With the last of the items moved, Joel reclines on a leather loveseat. His 2-year-old son, Ami Joel Guevara, climbs in and out of his lap as he contemplates the simple joy of waking up each morning, working a white-collar job, and returning home to his own apartment.

“I’m blown away,” he says. “And I still keep thinking I’m gonna wake up from this dream.”

Nineteen students started Zip Code in September. Sixteen finished in December and landed either a full-time job or a 6-month apprenticeship in Wilmington. That’s an 84 percent graduation rate, about equivalent to the number of freshmen who finish high school in four years.

The question now is whether those who’ve survived will stay. 

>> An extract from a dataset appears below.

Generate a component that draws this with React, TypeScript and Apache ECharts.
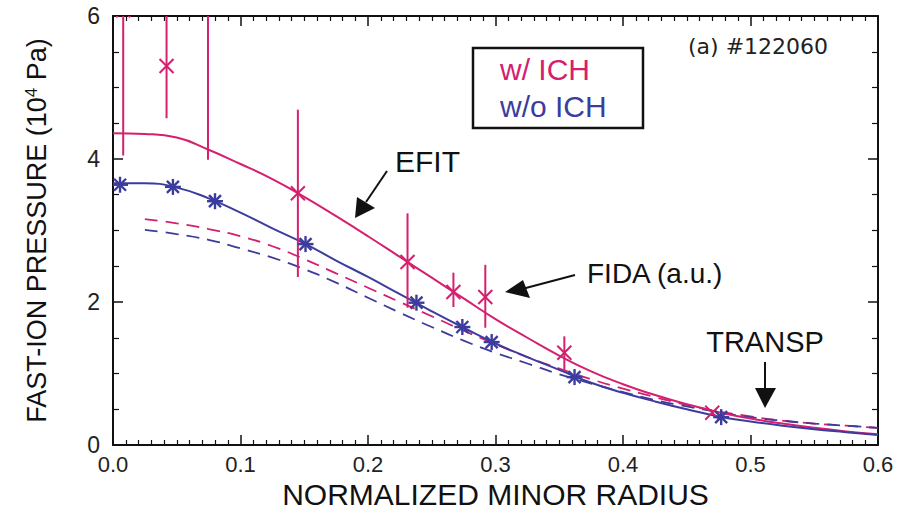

Three weeks after the first boot camp session ended, DuPont announced it would cut more than a quarter of its Delaware workforce. The news was a psychological blow to a city whose destiny, for 200 years, has been intertwined with DuPont’s. It also meant Wilmington will rely, more than ever, on financial institutions and the coders they employ.

Joel Guevara is one of those coders now. But his sights are already set elsewhere.

“I feel like I already sucked Delaware dry for what they can give me,” he says with distant chuckle.

Joel wants to move west. He’s not sure where. He’s not sure when. But he can picture what it will look like.

“Sun shining,” he says. “Tons of land. Decent house. Built how I want it. Custom designed by me. Dogs. Kids coming here and there. Relaxing. Growing my vegetables …”

As Joel rambles, he smiles. And as he smiles, you get the sense that the image in his head looks clearer than ever.